# start of RAW DATA

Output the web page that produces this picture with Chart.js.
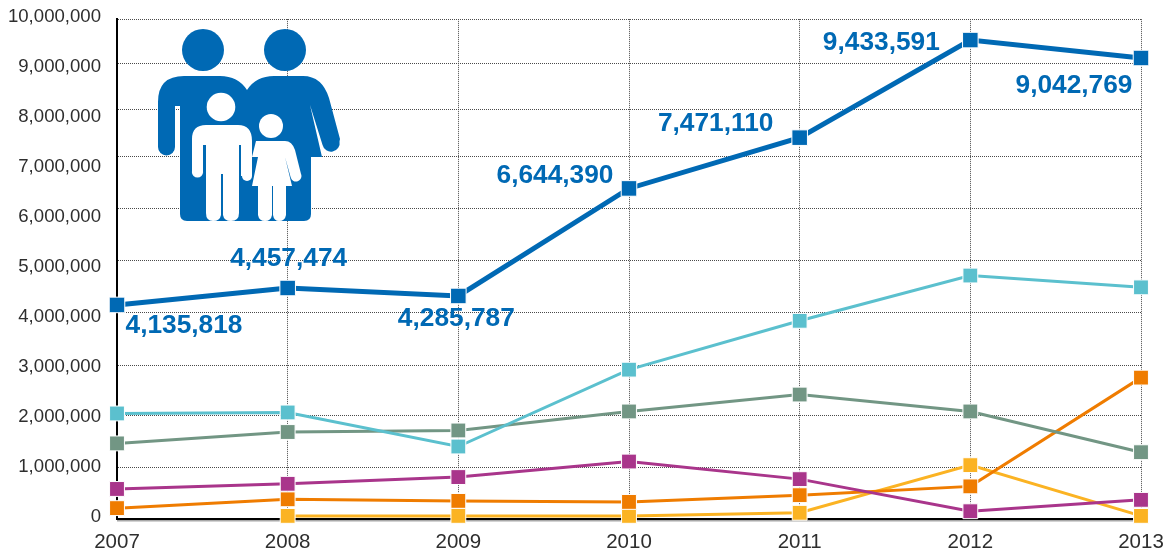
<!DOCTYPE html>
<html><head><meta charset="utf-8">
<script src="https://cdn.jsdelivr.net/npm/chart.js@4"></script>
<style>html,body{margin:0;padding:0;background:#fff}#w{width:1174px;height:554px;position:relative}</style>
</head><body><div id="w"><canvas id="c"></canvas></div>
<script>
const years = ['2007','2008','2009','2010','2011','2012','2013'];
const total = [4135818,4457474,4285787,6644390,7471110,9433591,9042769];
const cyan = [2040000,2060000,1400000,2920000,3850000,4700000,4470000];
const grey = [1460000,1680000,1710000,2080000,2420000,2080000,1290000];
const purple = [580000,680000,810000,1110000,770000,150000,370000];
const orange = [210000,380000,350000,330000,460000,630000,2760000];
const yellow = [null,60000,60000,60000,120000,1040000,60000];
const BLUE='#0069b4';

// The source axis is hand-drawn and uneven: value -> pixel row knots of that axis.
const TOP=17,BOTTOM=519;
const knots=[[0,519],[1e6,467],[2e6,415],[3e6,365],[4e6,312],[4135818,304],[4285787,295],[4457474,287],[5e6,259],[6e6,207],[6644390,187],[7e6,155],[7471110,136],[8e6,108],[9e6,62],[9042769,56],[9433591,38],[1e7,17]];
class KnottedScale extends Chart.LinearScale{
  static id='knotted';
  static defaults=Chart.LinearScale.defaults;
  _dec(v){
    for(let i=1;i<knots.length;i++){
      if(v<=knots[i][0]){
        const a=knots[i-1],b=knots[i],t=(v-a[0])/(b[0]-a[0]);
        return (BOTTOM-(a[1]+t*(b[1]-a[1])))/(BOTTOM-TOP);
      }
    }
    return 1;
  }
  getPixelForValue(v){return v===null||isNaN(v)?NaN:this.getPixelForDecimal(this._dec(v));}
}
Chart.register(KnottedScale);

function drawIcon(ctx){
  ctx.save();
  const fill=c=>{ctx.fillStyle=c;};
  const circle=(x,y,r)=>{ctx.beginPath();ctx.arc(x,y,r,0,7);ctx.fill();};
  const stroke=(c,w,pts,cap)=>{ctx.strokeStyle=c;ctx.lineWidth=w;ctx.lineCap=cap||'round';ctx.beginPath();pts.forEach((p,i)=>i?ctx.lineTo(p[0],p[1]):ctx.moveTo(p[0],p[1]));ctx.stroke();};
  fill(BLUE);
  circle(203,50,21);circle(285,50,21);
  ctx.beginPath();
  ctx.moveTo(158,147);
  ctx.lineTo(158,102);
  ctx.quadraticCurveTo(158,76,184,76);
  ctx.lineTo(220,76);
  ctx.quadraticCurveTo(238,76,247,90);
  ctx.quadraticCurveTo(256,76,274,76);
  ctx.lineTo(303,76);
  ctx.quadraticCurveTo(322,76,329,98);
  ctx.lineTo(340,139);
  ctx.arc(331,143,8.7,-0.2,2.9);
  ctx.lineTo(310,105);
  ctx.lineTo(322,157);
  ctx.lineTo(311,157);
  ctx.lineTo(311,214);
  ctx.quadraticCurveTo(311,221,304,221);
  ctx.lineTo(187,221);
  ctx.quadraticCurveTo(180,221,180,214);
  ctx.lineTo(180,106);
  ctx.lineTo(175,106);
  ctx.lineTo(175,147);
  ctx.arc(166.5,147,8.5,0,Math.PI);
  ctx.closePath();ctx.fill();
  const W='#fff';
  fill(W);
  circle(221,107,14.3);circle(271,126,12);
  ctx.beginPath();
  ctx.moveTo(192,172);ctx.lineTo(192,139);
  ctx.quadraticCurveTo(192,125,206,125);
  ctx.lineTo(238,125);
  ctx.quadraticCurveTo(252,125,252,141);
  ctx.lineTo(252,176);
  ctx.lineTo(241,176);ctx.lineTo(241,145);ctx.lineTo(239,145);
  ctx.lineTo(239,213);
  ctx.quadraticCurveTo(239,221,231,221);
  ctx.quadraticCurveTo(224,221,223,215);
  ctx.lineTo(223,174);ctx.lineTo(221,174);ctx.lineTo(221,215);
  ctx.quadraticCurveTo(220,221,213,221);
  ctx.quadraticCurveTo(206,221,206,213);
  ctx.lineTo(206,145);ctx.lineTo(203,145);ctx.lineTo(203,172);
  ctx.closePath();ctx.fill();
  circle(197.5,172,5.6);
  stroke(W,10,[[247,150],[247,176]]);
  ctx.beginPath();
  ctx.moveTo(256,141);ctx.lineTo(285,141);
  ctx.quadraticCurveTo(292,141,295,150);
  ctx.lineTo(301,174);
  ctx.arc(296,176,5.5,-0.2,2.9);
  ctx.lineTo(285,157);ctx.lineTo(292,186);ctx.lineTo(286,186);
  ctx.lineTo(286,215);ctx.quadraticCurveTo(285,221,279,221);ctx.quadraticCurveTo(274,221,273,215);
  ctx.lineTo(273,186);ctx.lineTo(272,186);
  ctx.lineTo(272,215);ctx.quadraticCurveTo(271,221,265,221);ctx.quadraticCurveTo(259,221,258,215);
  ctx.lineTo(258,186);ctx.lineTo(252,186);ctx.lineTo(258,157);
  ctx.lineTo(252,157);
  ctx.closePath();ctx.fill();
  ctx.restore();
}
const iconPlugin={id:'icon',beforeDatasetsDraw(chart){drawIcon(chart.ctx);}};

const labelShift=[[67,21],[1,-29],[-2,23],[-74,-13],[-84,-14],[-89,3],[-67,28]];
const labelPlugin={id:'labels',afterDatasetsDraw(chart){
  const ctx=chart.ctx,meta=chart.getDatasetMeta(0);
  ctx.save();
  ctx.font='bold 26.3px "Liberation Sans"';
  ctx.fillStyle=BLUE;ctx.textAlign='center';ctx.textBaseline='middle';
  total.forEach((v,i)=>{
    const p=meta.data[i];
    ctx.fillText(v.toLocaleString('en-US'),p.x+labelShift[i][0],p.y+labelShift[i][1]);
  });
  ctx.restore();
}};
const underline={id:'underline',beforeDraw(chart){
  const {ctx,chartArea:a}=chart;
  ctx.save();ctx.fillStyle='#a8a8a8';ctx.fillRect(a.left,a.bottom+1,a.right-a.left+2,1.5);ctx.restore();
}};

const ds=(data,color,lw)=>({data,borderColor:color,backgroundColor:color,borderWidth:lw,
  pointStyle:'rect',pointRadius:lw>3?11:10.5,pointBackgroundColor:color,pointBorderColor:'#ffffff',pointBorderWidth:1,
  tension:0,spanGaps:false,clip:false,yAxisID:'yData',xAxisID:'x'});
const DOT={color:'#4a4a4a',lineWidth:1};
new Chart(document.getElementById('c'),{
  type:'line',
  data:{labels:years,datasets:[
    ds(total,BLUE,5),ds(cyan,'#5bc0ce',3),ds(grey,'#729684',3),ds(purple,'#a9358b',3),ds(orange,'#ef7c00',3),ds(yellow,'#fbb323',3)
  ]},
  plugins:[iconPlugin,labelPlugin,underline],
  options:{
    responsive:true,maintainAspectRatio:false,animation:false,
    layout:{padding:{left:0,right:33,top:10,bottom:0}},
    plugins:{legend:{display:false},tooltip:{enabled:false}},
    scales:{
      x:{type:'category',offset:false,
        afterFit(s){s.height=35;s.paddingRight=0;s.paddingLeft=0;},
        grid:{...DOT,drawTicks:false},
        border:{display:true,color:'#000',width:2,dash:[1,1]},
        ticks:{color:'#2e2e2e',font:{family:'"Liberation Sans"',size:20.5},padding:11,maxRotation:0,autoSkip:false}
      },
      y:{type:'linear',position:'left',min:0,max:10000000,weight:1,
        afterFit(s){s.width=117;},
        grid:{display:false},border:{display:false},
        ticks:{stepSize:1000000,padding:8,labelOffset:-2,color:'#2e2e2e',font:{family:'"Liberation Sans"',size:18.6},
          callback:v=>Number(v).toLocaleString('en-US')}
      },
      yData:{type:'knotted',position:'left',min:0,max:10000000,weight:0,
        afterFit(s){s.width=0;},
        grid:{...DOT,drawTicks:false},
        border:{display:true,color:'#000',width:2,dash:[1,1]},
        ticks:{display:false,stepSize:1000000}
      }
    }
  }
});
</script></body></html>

# end of RAW DATA

DIRECTIONS: List all lines above in which the string "this" appears.

COMPLETED TASK:
Output the web page that produces this picture with Chart.js.
  getPixelForValue(v){return v===null||isNaN(v)?NaN:this.getPixelForDecimal(this._dec(v));}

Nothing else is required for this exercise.